Również według Roberta Nejmana, zarządzającego w MCI TFI, 2010 rok może zakończyć się dla GPW gorzej niż obecny. Od strony technicznej trwające od lutego zwyżki mocno ograniczają potencjał do dalszych wzrostów. Poza tym na rynki akcji niekorzystnie zaczną wpływać coraz częstsze problemy budżetowe kolejnych krajów. To oznacza, że ograniczą one wsparcie dla własnych gospodarek.
– Te czynniki zwiększą też zmienność notowań na GPW – dodaje Robert Nejman.
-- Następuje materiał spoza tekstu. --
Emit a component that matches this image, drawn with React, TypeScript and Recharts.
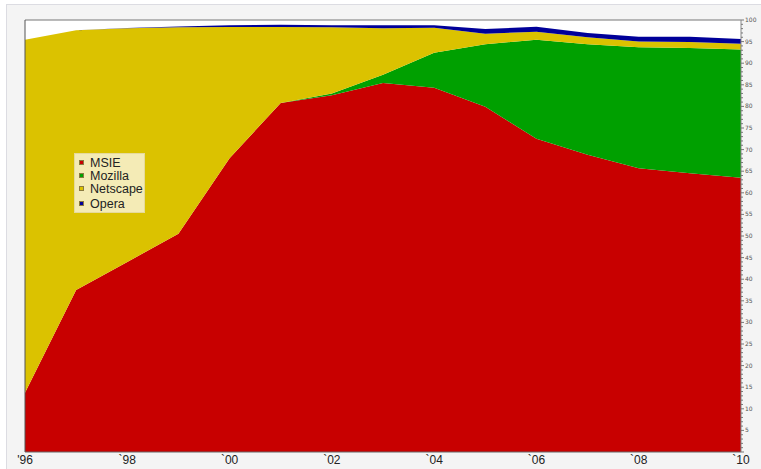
import { AreaChart, Area, XAxis, YAxis, CartesianGrid, ReferenceLine } from "recharts";

const years = [1996, 1997, 1998, 1999, 2000, 2001, 2002, 2003, 2004, 2005, 2006, 2007, 2008, 2009, 2010];
const msie = [13.7, 37.5, 44, 50.5, 68, 80.8, 82.6, 85.4, 84.3, 79.9, 72.5, 68.8, 65.7, 64.5, 63.5];
const mozilla = [0, 0, 0, 0, 0, 0, 0.4, 1.9, 8.1, 14.5, 22.9, 25.6, 28, 29, 29.7];
const netscape = [81.7, 60.1, 54.1, 47.8, 30.4, 17.6, 15.3, 10.8, 5.8, 2.4, 1.9, 1.6, 1.3, 1.4, 1.3];
const opera = [0, 0, 0.05, 0.2, 0.4, 0.5, 0.5, 0.7, 0.6, 1.1, 1.15, 1.0, 1.1, 1.2, 1.1];

const xTicks = [1996, 1998, 2000, 2002, 2004, 2006, 2008, 2010];
const xLabels = ["'96", "`98", "`00", "`02", "`04", "`06", "`08", "`10"];
const yTicks = Array.from({ length: 101 }, (_, i) => i);

const series = [
  { key: "MSIE", color: "#c80000", values: msie },
  { key: "Mozilla", color: "#00a000", values: mozilla },
  { key: "Netscape", color: "#dbc200", values: netscape },
  { key: "Opera", color: "#000099", values: opera },
];

const data = years.map((year, i) => {
  const row: Record<string, number> = { year };
  series.forEach((s) => (row[s.key] = s.values[i]));
  return row;
});

function RightTick(props: any) {
  const { x, y, payload } = props;
  const v = payload.value;
  const major = v % 5 === 0;
  return (
    <g>
      <line x1={x} x2={x + (major ? 3 : 2)} y1={y} y2={y} stroke="#777" strokeWidth={1} />
      {major && v > 0 && (
        <text x={x + 4} y={y + 2} fontSize={6} fill="#555" fontFamily="'DejaVu Sans', sans-serif">
          {v}
        </text>
      )}
    </g>
  );
}

export default function App() {
  return (
    <div style={{ position: "absolute", left: 0, top: 0, width: 761, height: 469, background: "#fff" }}>
      <div
        style={{
          position: "absolute",
          left: 6,
          top: 4,
          right: 0,
          bottom: 0,
          background: "#f4f4f4",
          borderLeft: "1px solid #dcdce2",
          borderTop: "1px solid #dcdce2",
        }}
      />
      <div style={{ position: "absolute", left: 0, top: 0 }}>
        <AreaChart width={761} height={469} data={data} margin={{ top: 20, left: 25, right: 0, bottom: 0 }}>
          <CartesianGrid horizontal={false} vertical={false} fill="#ffffff" />
          <XAxis
            dataKey="year"
            type="number"
            domain={[1996, 2010]}
            ticks={xTicks}
            tickFormatter={(v: number) => xLabels[xTicks.indexOf(v)]}
            height={17}
            tickLine={false}
            tickSize={0}
            tickMargin={3}
            axisLine={{ stroke: "#666" }}
            tick={{ fill: "#222", fontSize: 12, fontFamily: "'Liberation Sans', Arial, sans-serif" }}
            interval={0}
          />
          <YAxis
            orientation="right"
            domain={[0, 100]}
            ticks={yTicks}
            interval={0}
            width={20}
            tickLine={false}
            tickSize={0}
            tickMargin={0}
            axisLine={{ stroke: "#888" }}
            tick={<RightTick />}
          />
          {series.map((s) => (
            <Area
              key={s.key}
              type="linear"
              dataKey={s.key}
              stackId="1"
              stroke="none"
              fill={s.color}
              fillOpacity={1}
              isAnimationActive={false}
            />
          ))}
          <ReferenceLine y={100} stroke="#777" />
          <ReferenceLine x={1996} stroke="#555" />
        </AreaChart>
      </div>
      <div
        style={{
          position: "absolute",
          left: 74,
          top: 153,
          width: 71,
          height: 60,
          boxSizing: "border-box",
          background: "#f4ebb6",
          border: "1px solid #e6da9c",
          fontFamily: "'Liberation Sans', Arial, sans-serif",
          fontSize: 12.5,
          color: "#222",
        }}
      >
        {series.map((s, i) => (
          <div
            key={s.key}
            style={{
              position: "absolute",
              left: 4,
              top: [2, 15, 28, 43][i],
              height: 14,
              lineHeight: "14px",
              whiteSpace: "nowrap",
            }}
          >
            <span
              style={{
                display: "inline-block",
                width: 3,
                height: 3,
                background: s.color,
                border: "1px solid #8a7a40",
                marginRight: 6,
                verticalAlign: "middle",
                position: "relative",
                top: -1,
              }}
            />
            {s.key}
          </div>
        ))}
      </div>
    </div>
  );
}
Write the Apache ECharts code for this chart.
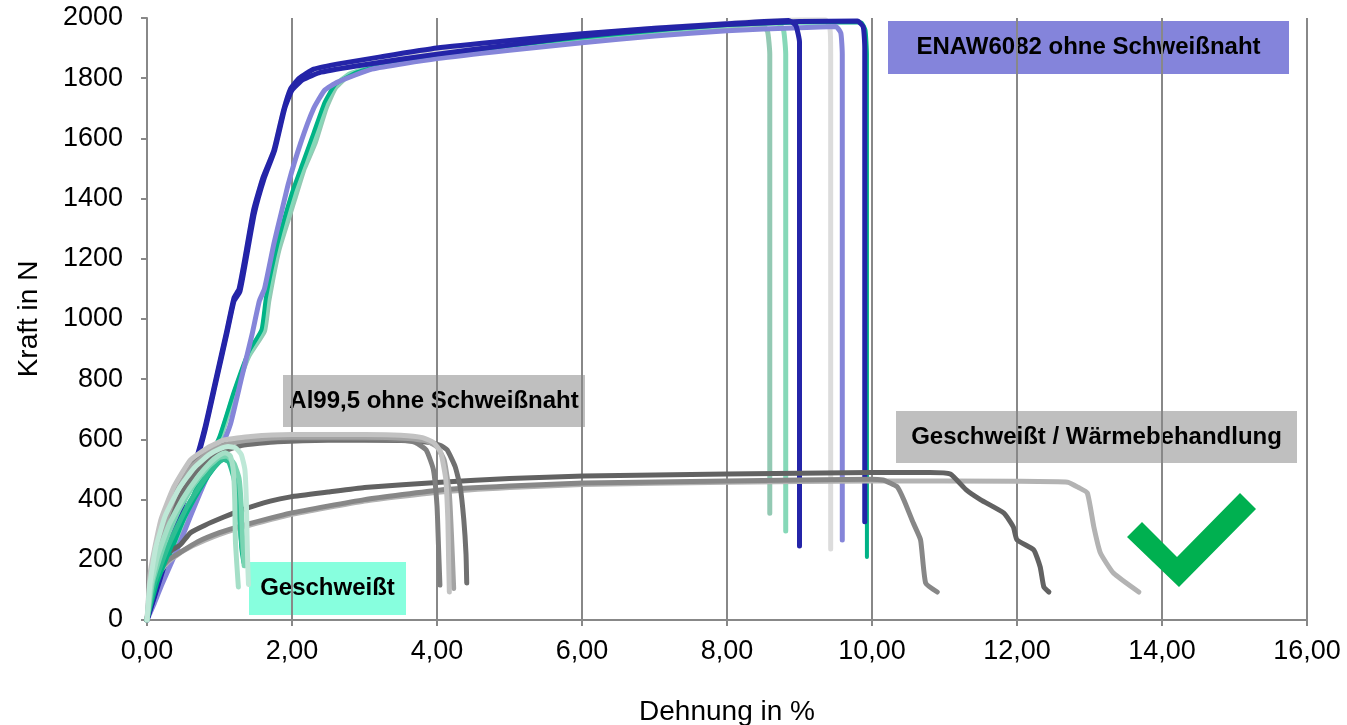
<!doctype html>
<html lang="de">
<head>
  <meta charset="UTF-8">
  <title>Kraft-Dehnung</title>
  <style>
    html, body { margin: 0; padding: 0; background: #fff; }
    #chart { width: 1347px; height: 725px; }
  </style>
  <script src="https://cdn.jsdelivr.net/npm/echarts@6/dist/echarts.min.js"></script>
</head>
<body>
  <div id="chart"></div>
  <script>
    // tick labels
    var xTicks = [0, 2, 4, 6, 8, 10, 12, 14, 16];
    var yTicks = [0, 200, 400, 600, 800, 1000, 1200, 1400, 1600, 1800, 2000];

    // ENAW6082 ohne Schweißnaht  [Dehnung %, Kraft N]
    var enawTeal = [[0,0],[0.15,105],[0.4,255],[0.7,435],[1.0,595],[1.2,745],[1.4,875],[1.62,960],[1.68,1060],[1.82,1230],[2.04,1400],[2.17,1500],[2.32,1585],[2.47,1700],[2.6,1768],[2.8,1812],[3.2,1838],[4,1872],[5,1902],[6,1928],[7,1952],[8,1972],[8.48,1978],[8.56,1955],[8.59,1880],[8.59,355]];
    var enawMint = [[0,0],[0.15,110],[0.4,260],[0.7,440],[1.0,600],[1.2,750],[1.4,880],[1.6,963],[1.66,1063],[1.8,1230],[2.02,1405],[2.15,1500],[2.3,1585],[2.45,1700],[2.57,1770],[2.8,1815],[3.2,1840],[4,1875],[5,1905],[6,1930],[7,1955],[8,1975],[8.7,1983],[8.78,1960],[8.81,1880],[8.81,296]];
    var enawGrey = [[0,0],[0.1,78],[0.25,195],[0.45,355],[0.65,505],[0.8,635],[0.95,795],[1.1,955],[1.2,1065],[1.27,1095],[1.35,1195],[1.47,1355],[1.6,1468],[1.75,1560],[1.88,1690],[1.98,1762],[2.1,1798],[2.3,1826],[3,1858],[4,1893],[5,1922],[6,1946],[7,1966],[8,1982],[9,1993],[9.36,1993],[9.42,1965],[9.43,1880],[9.43,236]];
    var enawPurple = [[0,0],[0.1,55],[0.2,115],[0.4,225],[0.6,345],[0.8,460],[1.0,560],[1.15,650],[1.3,800],[1.45,950],[1.55,1060],[1.62,1100],[1.75,1250],[1.85,1350],[1.95,1450],[2.12,1585],[2.3,1700],[2.45,1760],[2.63,1787],[3.1,1830],[4,1865],[5,1893],[6,1918],[7,1940],[8,1958],[9,1968],[9.5,1972],[9.57,1950],[9.59,1880],[9.59,266]];
    var enawGreen = [[0,0],[0.15,115],[0.4,270],[0.7,450],[1.0,610],[1.2,760],[1.4,890],[1.58,965],[1.64,1070],[1.8,1250],[2.0,1420],[2.15,1520],[2.3,1620],[2.45,1720],[2.6,1780],[2.9,1820],[3.3,1845],[4,1878],[5,1908],[6,1935],[7,1958],[8,1977],[9,1985],[9.85,1985],[9.91,1960],[9.93,1880],[9.93,209]];
    var enawBlue1 = [[0,0],[0.1,80],[0.25,200],[0.45,360],[0.65,510],[0.8,640],[0.95,800],[1.1,960],[1.2,1070],[1.27,1100],[1.35,1200],[1.47,1362],[1.6,1470],[1.75,1560],[1.88,1690],[1.98,1765],[2.1,1800],[2.3,1830],[2.7,1850],[3.2,1870],[4,1900],[5,1925],[6,1948],[7,1966],[8,1981],[8.85,1992],[8.95,1975],[9.0,1920],[9.0,246]];
    var enawBlue2 = [[0,0],[0.1,75],[0.25,190],[0.45,350],[0.65,500],[0.8,630],[0.95,790],[1.1,950],[1.2,1060],[1.28,1090],[1.36,1190],[1.48,1350],[1.62,1470],[1.76,1560],[1.9,1700],[2.0,1760],[2.15,1795],[2.4,1820],[3,1845],[4,1880],[5,1910],[6,1940],[7,1962],[8,1978],[9,1988],[9.8,1990],[9.88,1970],[9.9,1900],[9.9,326]];

    // Al99,5 ohne Schweißnaht
    var alDark1 = [[0,0],[0.06,150],[0.2,315],[0.38,430],[0.6,520],[0.85,565],[1.1,590],[1.5,600],[2,604],[3,603],[3.5,598],[3.7,590],[3.85,565],[3.95,500],[4.0,380],[4.02,250],[4.04,116]];
    var alLight = [[0,0],[0.05,166],[0.19,332],[0.37,442],[0.6,532],[0.83,571],[1.06,598],[1.43,610],[2,616],[3,616],[3.5,614],[3.8,606],[3.95,590],[4.05,558],[4.12,470],[4.15,330],[4.16,200],[4.17,93]];
    var alMed = [[0,0],[0.07,140],[0.22,300],[0.4,420],[0.62,510],[0.9,565],[1.2,590],[1.6,602],[2,607],[3,607],[3.6,603],[3.85,595],[4.0,575],[4.1,530],[4.17,420],[4.2,280],[4.23,105]];
    var alDark2 = [[0,0],[0.08,130],[0.25,290],[0.45,410],[0.7,500],[1.0,555],[1.3,580],[1.8,592],[2.5,597],[3.5,596],[3.9,590],[4.05,580],[4.14,565],[4.25,510],[4.32,442],[4.37,332],[4.4,220],[4.41,123]];

    // Geschweißt / Wärmebehandlung
    var htDark = [[0,0],[0.05,100],[0.15,180],[0.3,225],[0.46,250],[0.6,290],[0.8,315],[1.06,342],[1.3,365],[1.7,395],[1.98,409],[2.5,425],[3,440],[4.05,458],[5,470],[6.02,478],[8,485],[9.98,490],[10.8,490],[11.08,485],[11.3,432],[11.5,399],[11.82,355],[11.95,309],[12.0,266],[12.23,233],[12.32,176],[12.37,110],[12.44,93]];
    var htMed = [[0,0],[0.05,90],[0.15,160],[0.3,200],[0.46,225],[0.7,260],[1.0,290],[1.29,312],[1.98,355],[3,400],[4.05,432],[5,445],[6.02,455],[8,462],[9.98,468],[10.15,465],[10.25,455],[10.35,442],[10.44,399],[10.57,322],[10.67,266],[10.74,123],[10.9,93]];
    var htLight = [[0,0],[0.05,85],[0.15,150],[0.3,195],[0.5,230],[0.8,265],[1.2,300],[1.98,350],[3,395],[4.05,425],[5,440],[6,450],[8,458],[10,462],[12,461],[12.7,458],[12.85,440],[12.97,422],[13.06,309],[13.15,223],[13.33,156],[13.68,93]];

    // Geschweißt
    var wPale = [[0,0],[0.04,120],[0.12,240],[0.25,345],[0.45,440],[0.65,505],[0.85,548],[1.0,568],[1.12,576],[1.22,572],[1.3,550],[1.35,500],[1.37,400],[1.38,280],[1.39,180],[1.4,118]];
    var wLight = [[0,0],[0.05,110],[0.15,215],[0.3,315],[0.5,405],[0.7,475],[0.88,525],[1.0,548],[1.08,556],[1.15,545],[1.19,500],[1.21,400],[1.22,260],[1.26,110]];
    var wMint = [[0,0],[0.08,130],[0.25,260],[0.45,370],[0.65,450],[0.85,510],[1.0,540],[1.1,545],[1.2,520],[1.27,470],[1.3,380],[1.32,260],[1.34,180]];
    var wGreen = [[0,0],[0.1,120],[0.3,250],[0.55,375],[0.8,470],[0.95,515],[1.05,535],[1.13,525],[1.2,470],[1.26,380],[1.3,270],[1.34,200]];
    var wDeep = [[0,0],[0.15,130],[0.4,280],[0.65,400],[0.85,480],[1.0,525],[1.08,535],[1.16,515],[1.22,460],[1.27,360],[1.3,240],[1.33,190]];

    function line(data, color, width) {
      return {
        type: 'line',
        data: data,
        showSymbol: false,
        smooth: 0.15,
        lineStyle: { color: color, width: width || 5, cap: 'round', join: 'round' },
        emphasis: { disabled: true },
        silent: true
      };
    }

    var font = 'Liberation Sans, Arial, sans-serif';

    function box(x, y, w, h, fill, txt) {
      return {
        type: 'group', left: x, top: y, z: 100,
        children: [
          { type: 'rect', shape: { x: 0, y: 0, width: w, height: h }, style: { fill: fill } },
          { type: 'text', x: w / 2, y: h / 2,
            style: { text: txt, fill: '#000', font: 'bold 24px ' + font, align: 'center', verticalAlign: 'middle' } }
        ]
      };
    }

    var myChart = echarts.init(document.getElementById('chart'));
    var option = {
      animation: false,
      backgroundColor: '#fff',
      grid: { left: 147, right: 40, top: 18, bottom: 105, outerBoundsMode: 'none', containLabel: false },
      xAxis: {
        type: 'value', min: 0, max: 16, interval: 2,
        name: 'Dehnung in %', nameLocation: 'middle', nameGap: 78,
        nameTextStyle: { fontSize: 28, color: '#000', fontFamily: font },
        axisLine: { lineStyle: { color: '#888', width: 2 } },
        axisTick: { show: true, length: 6, lineStyle: { color: '#888', width: 2 } },
        axisLabel: {
          fontSize: 27, color: '#000', fontFamily: font, margin: 18,
          formatter: function (v) { return xTicks.indexOf(v) >= 0 ? v.toFixed(2).replace('.', ',') : ''; }
        },
        splitLine: { show: true, lineStyle: { color: '#888', width: 2 } }
      },
      yAxis: {
        type: 'value', min: 0, max: 2000, interval: 200,
        name: 'Kraft in N', nameLocation: 'middle', nameGap: 104,
        nameTextStyle: { fontSize: 28, color: '#000', fontFamily: font },
        axisLine: { show: true, lineStyle: { color: '#888', width: 2 } },
        axisTick: { show: true, length: 6, lineStyle: { color: '#888', width: 2 } },
        axisLabel: {
          fontSize: 27, color: '#000', fontFamily: font, margin: 24,
          formatter: function (v) { return yTicks.indexOf(v) >= 0 ? String(v) : ''; }
        },
        splitLine: { show: false }
      },
      series: [
        line(enawTeal, '#93C9B3'),
        line(enawMint, '#86D8B8'),
        line(enawGrey, '#DCDCDC'),
        line(enawGreen, '#00B386', 4),
        line(enawPurple, '#8585D9'),
        line(enawBlue1, '#2424A8'),
        line(enawBlue2, '#2424A8'),
        line(htLight, '#B3B3B3'),
        line(htMed, '#878787'),
        line(htDark, '#626262'),
        line(alDark2, '#707070'),
        line(alDark1, '#7F7F7F'),
        line(alMed, '#A3A3A3'),
        line(alLight, '#C2C2C2'),
        line(wDeep, '#00B386', 4),
        line(wGreen, '#2FBE93'),
        line(wMint, '#7AD4B2'),
        line(wLight, '#A5DFC7'),
        line(wPale, '#BEE8D7')
      ],
      graphic: [
        box(888, 21, 401, 53, '#8484DB', 'ENAW6082 ohne Schweißnaht'),
        box(283, 375, 302, 52, '#BFBFBF', 'Al99,5 ohne Schweißnaht'),
        box(896, 411, 401, 52, '#BFBFBF', 'Geschweißt / Wärmebehandlung'),
        box(249, 562, 157, 53, '#87FFDE', 'Geschweißt'),
        {
          type: 'polygon', z: 100,
          shape: { points: [[1127, 537], [1142, 522], [1177, 557], [1240, 493], [1256, 509], [1179, 587]] },
          style: { fill: '#00B050' }
        }
      ]
    };
    myChart.setOption(option);
  </script>
</body>
</html>
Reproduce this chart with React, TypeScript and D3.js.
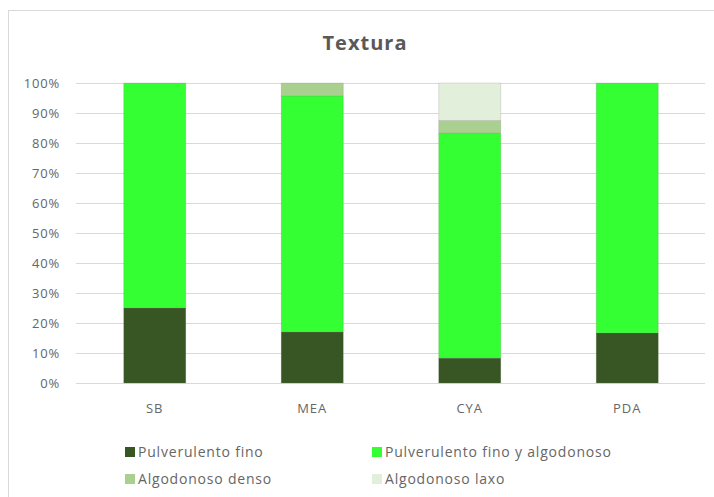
import React, { useRef, useEffect } from "react";
import * as d3 from "d3";

const categories = ["SB", "MEA", "CYA", "PDA"];
const seriesNames = [
  "Pulverulento fino",
  "Pulverulento fino y algodonoso",
  "Algodonoso denso",
  "Algodonoso laxo",
];
const pulverulentoFino = [0.25, 0.17, 0.083, 0.167];
const pulverulentoAlgodonoso = [0.75, 0.787, 0.75, 0.833];
const algodonosoDenso = [0, 0.043, 0.042, 0];
const algodonosoLaxo = [0, 0, 0.125, 0];
const yTicks = [0, 0.1, 0.2, 0.3, 0.4, 0.5, 0.6, 0.7, 0.8, 0.9, 1];
const colors = ["#375623", "#33FF33", "#A9D08E", "#E2EFDA"];

const W = 714;
const H = 497;
const FONT = "'Open Sans', 'DejaVu Sans', sans-serif";

export default function App() {
  const svgRef = useRef<SVGSVGElement>(null);

  useEffect(() => {
    if (!svgRef.current) return;
    const svg = d3.select(svgRef.current);
    svg.selectAll("*").remove();

    // chart frame
    svg.append("rect")
      .attr("x", 8.5)
      .attr("y", 10.5)
      .attr("width", 720)
      .attr("height", 500)
      .attr("fill", "#fff")
      .attr("stroke", "#d9d9d9");

    // title
    svg.append("text")
      .attr("x", 365)
      .attr("y", 50)
      .attr("text-anchor", "middle")
      .style("font-family", FONT)
      .style("font-size", "20px")
      .style("font-weight", "bold")
      .style("letter-spacing", "1px")
      .style("fill", "#595959")
      .text("Textura");

    const x = d3.scaleBand<string>()
      .domain(categories)
      .range([76, 706])
      .paddingInner(0.606)
      .paddingOuter(0.303);

    const y = d3.scaleLinear().domain([0, 1]).range([383, 83]);

    // gridlines
    svg.append("g")
      .selectAll("line")
      .data(yTicks)
      .enter()
      .append("line")
      .attr("x1", 76)
      .attr("x2", 705)
      .attr("y1", d => Math.round(y(d)) + 0.5)
      .attr("y2", d => Math.round(y(d)) + 0.5)
      .attr("stroke", "#d9d9d9")
      .attr("stroke-width", 1);

    // y tick labels
    svg.append("g")
      .selectAll("text")
      .data(yTicks)
      .enter()
      .append("text")
      .attr("x", 60)
      .attr("y", d => y(d))
      .attr("dy", "0.35em")
      .attr("text-anchor", "end")
      .style("font-family", FONT)
      .style("font-size", "13px")
      .style("letter-spacing", "0.8px")
      .style("fill", "#666")
      .text(d => d3.format(".0%")(d));

    // stacked bars
    const table = categories.map((c, i) => ({
      cat: c,
      s0: pulverulentoFino[i],
      s1: pulverulentoAlgodonoso[i],
      s2: algodonosoDenso[i],
      s3: algodonosoLaxo[i],
    }));
    const stack = d3.stack<any>().keys(["s0", "s1", "s2", "s3"]);
    const layers = stack(table);

    svg.append("g")
      .selectAll("g")
      .data(layers)
      .enter()
      .append("g")
      .attr("fill", (_d, i) => colors[i])
      .selectAll("rect")
      .data(d => d.filter(p => p[1] - p[0] > 0))
      .enter()
      .append("rect")
      .attr("x", d => x(d.data.cat) || 0)
      .attr("width", x.bandwidth())
      .attr("y", d => y(Math.min(d[1], 1)))
      .attr("height", d => y(d[0]) - y(Math.min(d[1], 1)))
      .attr("stroke", "rgba(120,120,120,0.25)")
      .attr("stroke-width", 0.8);

    // category labels
    svg.append("g")
      .selectAll("text")
      .data(categories)
      .enter()
      .append("text")
      .attr("x", d => (x(d) || 0) + x.bandwidth() / 2)
      .attr("y", 408)
      .attr("dy", "0.35em")
      .attr("text-anchor", "middle")
      .style("font-family", FONT)
      .style("font-size", "13px")
      .style("letter-spacing", "1px")
      .style("fill", "#666")
      .text(d => d);

    // legend
    const legendPos = [
      [125, 452],
      [372, 452],
      [125, 479],
      [372, 479],
    ];
    const lg = svg.append("g")
      .selectAll("g")
      .data(seriesNames)
      .enter()
      .append("g")
      .attr("transform", (_d, i) => `translate(${legendPos[i][0]},${legendPos[i][1]})`);
    lg.append("rect")
      .attr("x", 0)
      .attr("y", -5)
      .attr("width", 10)
      .attr("height", 10)
      .attr("fill", (_d, i) => colors[i]);
    lg.append("text")
      .attr("x", 13)
      .attr("y", 0)
      .attr("dy", "0.35em")
      .style("font-family", FONT)
      .style("font-size", "14px")
      .style("letter-spacing", "0.8px")
      .style("fill", "#666")
      .text(d => d);
  }, []);

  return (
    <svg
      ref={svgRef}
      width={W}
      height={H}
      style={{ position: "absolute", left: 0, top: 0, background: "#fff" }}
    />
  );
}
Na rynku finansowym nie brakuje jednak optymistów. Mariusz Staniszewski, prezes Noble Funds TFI, spodziewa się np., że inwestycje na GPW przyniosą w 2010 roku zyski rzędu ok. 20 proc.
– O tyle w ciągu roku powinny wzrosnąć najważniejsze indeksy, WIG i WIG20 – mówi DGP.
Quercus TFI prognozuje, że WIG20 może zyskać w przyszłym roku 10–20 proc. Z jeszcze większym optymizmem do akcji podchodzi ING TFI. Firma prognozuje, że PKB Polski w 2010 roku może wzrosnąć nawet do poziomu 4,0–4,5 proc.
– Przy założeniu kontynuacji odbicia w gospodarce realne jest osiągnięcie przez indeks WIG w przyszłym roku poziomu 50 000 pkt. Po drodze do tego poziomu spodziewamy się znaczących korekt i podwyższonej zmienności na rynku – podało ING TFI w najnowszych prognozach dla polskiej gospodarki i rynków.

Stawiają na banki

Dojście WIG do tego poziomu oznaczałoby niemal 25-proc. wzrost od obecnych notowań.
– Naszym zdaniem do najbardziej atrakcyjnych pod względem inwestycyjnym należy sektor bankowy. Co prawda przy obecnych wycenach nie należy do tanich i w razie korekty indeks WIG Banki może spadać szybciej niż WIG, to jednak właśnie banki będą należały do największych beneficjentów wzrostu gospodarczego w Polsce. Dlatego na przestrzeni całego roku 2010 oraz w kolejnych latach będą dobrą inwestycją – ocenia ING TFI.